Friday 14 December 2012

A £1m opportunity and challenge for Wembley Central

The £1m plus grant to improve the Wembey Central area is good news.  Attempts at reviving the area have had only limited success with the Cooperative Society closing its new Central Square store only a short time after its opening.

There are are now a number of closed shops and much office accommodation remains unoccupied with more to come when Brent council buildings are vacated next year. Current vacant spaces in the Wembley area can be seen on the Coming Soon website HERE

As a teacher in the area though, I was most aware of the poor and over-crowded housing with some of the worse short-term accommodation above the shops on the High Road.

The £1m comes from the Big Local programme funded by the national lottery and managed by Local Trust

The local focus of the project is premised on local involvement and a key issue will be how the priorities of local residents will be ascertained. Campaigning in the area during elections and by-elections I often found residents uninterested in local issues with the transient nature of the population a limiting factor. It will be a real challenge to get a representative level of involvement and a viable vehicle to share and prioritise ideas but the promise of tangible pay-offs should help.

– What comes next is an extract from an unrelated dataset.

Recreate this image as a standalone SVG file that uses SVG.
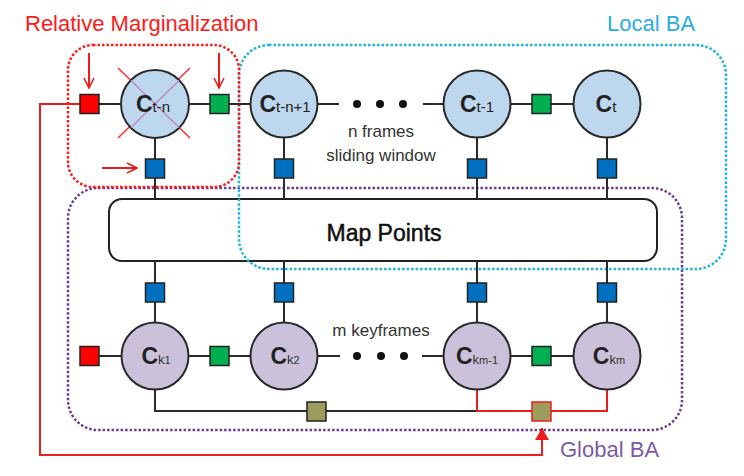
<svg xmlns="http://www.w3.org/2000/svg" width="744" height="476" viewBox="0 0 744 476">
<style>
text{font-family:"Liberation Sans",Arial,sans-serif;}
.ln{stroke:#2a2a2a;stroke-width:2;fill:none;}
.rl{stroke:#ee1c1c;stroke-width:2;fill:none;}
.cb{fill:#bdd7ee;stroke:#2a2a2a;stroke-width:2;}
.cp{fill:#ccc1da;stroke:#2a2a2a;stroke-width:2;}
.sq{stroke:#222;stroke-width:1.5;}
.red{fill:#ff0000;}
.grn{fill:#00b050;}
.blu{fill:#0070c0;}
.olv{fill:#9c9c5c;}
.C{font-size:23px;font-weight:bold;fill:#222;}
.s{font-size:15px;fill:#222;}
.sk{font-size:13px;fill:#333;}
.sm{font-size:11px;fill:#333;}
.lbl{font-size:17px;fill:#333;}
.dot{fill:#111;}
.dr{fill:none;stroke-width:2.5;stroke-dasharray:2.5 2;}
</style>
<defs>
<marker id="oa" viewBox="0 0 12 12" refX="11" refY="6" markerWidth="12" markerHeight="12" markerUnits="userSpaceOnUse" orient="auto">
<path d="M1,1 L11,6 L1,11" fill="none" stroke="#ee1c1c" stroke-width="1.6"/>
</marker>
<marker id="fa" viewBox="0 0 12 14" refX="12" refY="7" markerWidth="12" markerHeight="14" markerUnits="userSpaceOnUse" orient="auto">
<path d="M0,0 L12,7 L0,14 Z" fill="#ee1c1c"/>
</marker>
</defs>
<rect width="744" height="476" fill="#ffffff"/>

<g id="map-points">
<rect x="109" y="199" width="548" height="62" rx="13" fill="#fff" stroke="#222" stroke-width="2"/>
<text x="384" y="241" text-anchor="middle" font-size="23" fill="#111" stroke="#111" stroke-width="0.5">Map Points</text>
</g>

<g id="regions">
<rect id="global-ba" x="68" y="188" width="614" height="242" rx="30" class="dr" stroke="#6a3d9a"/>
<rect id="local-ba" x="239" y="45" width="487" height="224" rx="30" class="dr" stroke="#1cb4e0"/>
<rect id="rel-marg" x="68" y="45" width="171" height="142" rx="25" class="dr" stroke="#ff1a1a"/>
<text x="25" y="31" font-size="22" fill="#ff1a1a">Relative Marginalization</text>
<text x="607" y="31" font-size="22" fill="#29aee0">Local BA</text>
<text x="560" y="457" font-size="22" fill="#7d5aa8">Global BA</text>
</g>

<g id="connectors">
<line class="ln" x1="99" y1="104" x2="121" y2="104"/>
<line class="ln" x1="189" y1="104" x2="210" y2="104"/>
<line class="ln" x1="229" y1="104" x2="251" y2="104"/>
<line class="ln" x1="317" y1="104" x2="339" y2="104"/>
<line class="ln" x1="423" y1="104" x2="443" y2="104"/>
<line class="ln" x1="510" y1="104" x2="532" y2="104"/>
<line class="ln" x1="551" y1="104" x2="573" y2="104"/>
<path class="ln" d="M155,138 V159 M155,178 V199 M284,138 V159 M284,178 V199 M477,138 V159 M477,178 V199 M607,138 V159 M607,178 V199"/>
<path class="ln" d="M155,261 V283 M155,302 V323 M284,261 V283 M284,302 V323 M477,261 V283 M477,302 V323 M607,261 V283 M607,302 V323"/>
<line class="ln" x1="99" y1="356" x2="121" y2="356"/>
<line class="ln" x1="189" y1="356" x2="210" y2="356"/>
<line class="ln" x1="229" y1="356" x2="251" y2="356"/>
<line class="ln" x1="318" y1="356" x2="340" y2="356"/>
<line class="ln" x1="422" y1="356" x2="443" y2="356"/>
<line class="ln" x1="510" y1="356" x2="532" y2="356"/>
<line class="ln" x1="551" y1="356" x2="574" y2="356"/>
<path class="ln" d="M155,389 V411 H307 M326,411 H477"/>
<path class="rl" d="M477,389 V411 H532 M551,411 H607 V389"/>
<path class="rl" d="M80,104 H40 V455 H542 V428" marker-end="url(#fa)"/>
<line class="rl" stroke-width="1.6" x1="89" y1="53" x2="89" y2="88" marker-end="url(#oa)"/>
<line class="rl" stroke-width="1.6" x1="219" y1="53" x2="219" y2="88" marker-end="url(#oa)"/>
<line class="rl" stroke-width="1.6" x1="102" y1="168" x2="137" y2="168" marker-end="url(#oa)"/>
<circle class="dot" cx="357" cy="104" r="4"/><circle class="dot" cx="380" cy="104" r="4"/><circle class="dot" cx="403" cy="104" r="4"/>
<circle class="dot" cx="357" cy="356" r="4"/><circle class="dot" cx="381" cy="356" r="4"/><circle class="dot" cx="404" cy="356" r="4"/>
</g>

<g id="factors">
<rect class="sq red" x="80" y="94.5" width="19" height="19"/>
<rect class="sq grn" x="210" y="94.5" width="19" height="19"/>
<rect class="sq grn" x="532" y="94.5" width="19" height="19"/>
<rect class="sq blu" x="145.5" y="159" width="19" height="19"/>
<rect class="sq blu" x="274.5" y="159" width="19" height="19"/>
<rect class="sq blu" x="467.5" y="159" width="19" height="19"/>
<rect class="sq blu" x="597.5" y="159" width="19" height="19"/>
<rect class="sq blu" x="145.5" y="283" width="19" height="19"/>
<rect class="sq blu" x="274.5" y="283" width="19" height="19"/>
<rect class="sq blu" x="467.5" y="283" width="19" height="19"/>
<rect class="sq blu" x="597.5" y="283" width="19" height="19"/>
<rect class="sq red" x="80" y="346.5" width="19" height="19"/>
<rect class="sq grn" x="210" y="346.5" width="19" height="19"/>
<rect class="sq grn" x="532" y="346.5" width="19" height="19"/>
<rect class="sq olv" x="307" y="402" width="19" height="19"/>
<rect class="olv" x="532" y="402" width="19" height="19" stroke="#ee1c1c" stroke-width="1.5"/>
</g>

<g id="node-ctn">
<path d="M118,68 L190,138 M190,68 L118,138" stroke="#ff3333" stroke-width="1.6"/>
<circle class="cb" cx="155" cy="104" r="34"/>
<path d="M131,80.5 L179,127.5 M179,80.5 L131,127.5" stroke="#b98fc6" stroke-width="1.6"/>
<text x="153" y="112" text-anchor="middle"><tspan class="C">C</tspan><tspan class="s">t-n</tspan></text>
</g>
<g id="node-ctn1">
<circle class="cb" cx="284" cy="104" r="33.5"/>
<text x="285" y="112" text-anchor="middle"><tspan class="C">C</tspan><tspan class="s">t-n+1</tspan></text>
</g>
<g id="node-ct1">
<circle class="cb" cx="477" cy="104" r="33.5"/>
<text x="477" y="112" text-anchor="middle"><tspan class="C">C</tspan><tspan class="s">t-1</tspan></text>
</g>
<g id="node-ct">
<circle class="cb" cx="607" cy="104" r="33.5"/>
<text x="606" y="112" text-anchor="middle"><tspan class="C">C</tspan><tspan class="s">t</tspan></text>
</g>

<g id="node-ck1">
<circle class="cp" cx="155" cy="356" r="33.5"/>
<text x="156" y="364" text-anchor="middle"><tspan class="C">C</tspan><tspan class="sk">k</tspan><tspan class="sm">1</tspan></text>
</g>
<g id="node-ck2">
<circle class="cp" cx="284" cy="356" r="33.5"/>
<text x="285" y="364" text-anchor="middle"><tspan class="C">C</tspan><tspan class="sk">k</tspan><tspan class="sm">2</tspan></text>
</g>
<g id="node-ckm1">
<circle class="cp" cx="477" cy="356" r="33.5"/>
<text x="477" y="364" text-anchor="middle"><tspan class="C">C</tspan><tspan class="sk">k</tspan><tspan class="sm">m-1</tspan></text>
</g>
<g id="node-ckm">
<circle class="cp" cx="607" cy="356" r="33.5"/>
<text x="609" y="364" text-anchor="middle"><tspan class="C">C</tspan><tspan class="sk">k</tspan><tspan class="sm">m</tspan></text>
</g>

<g id="labels">
<text class="lbl" x="381" y="137" text-anchor="middle">n frames</text>
<text class="lbl" x="381" y="161" text-anchor="middle">sliding window</text>
<text class="lbl" x="381" y="336" text-anchor="middle">m keyframes</text>
</g>
</svg>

This is what Big Local sets out about how the programme works:
What is Big Local?

Big Local is an exciting opportunity for residents in 150 areas around England to use at least £1m to make a massive and lasting positive difference to their communities. It’s about bringing together all the local talent, ambitions, skills and energy from individuals, groups and organisations who want to make their area an even better place to live.

Big Local is being run by Local Trust, which is working with £200m from the Big Lottery Fund and a range of partners providing expert advice and support for residents.

The four programme outcomes for Big Local are:
  1. Communities will be better able to identify local needs and take action in response to them.
  2. People will have increased skills and confidence, so that they continue to identify and respond to needs in the future.
  3. The community will make a difference to the needs it prioritises.
  4. People will feel that their area is an even better place to live.
What’s it not about?

It’s NOT about your local authority, the government or a national organisation telling you what to do.

It’s NOT about individual groups fixing their favourite problem without talking to a wide range of different people who live and work in the community.

It’s NOT about short-term thinking – you’ve got 10 years or more to plan and deliver the best options for your area.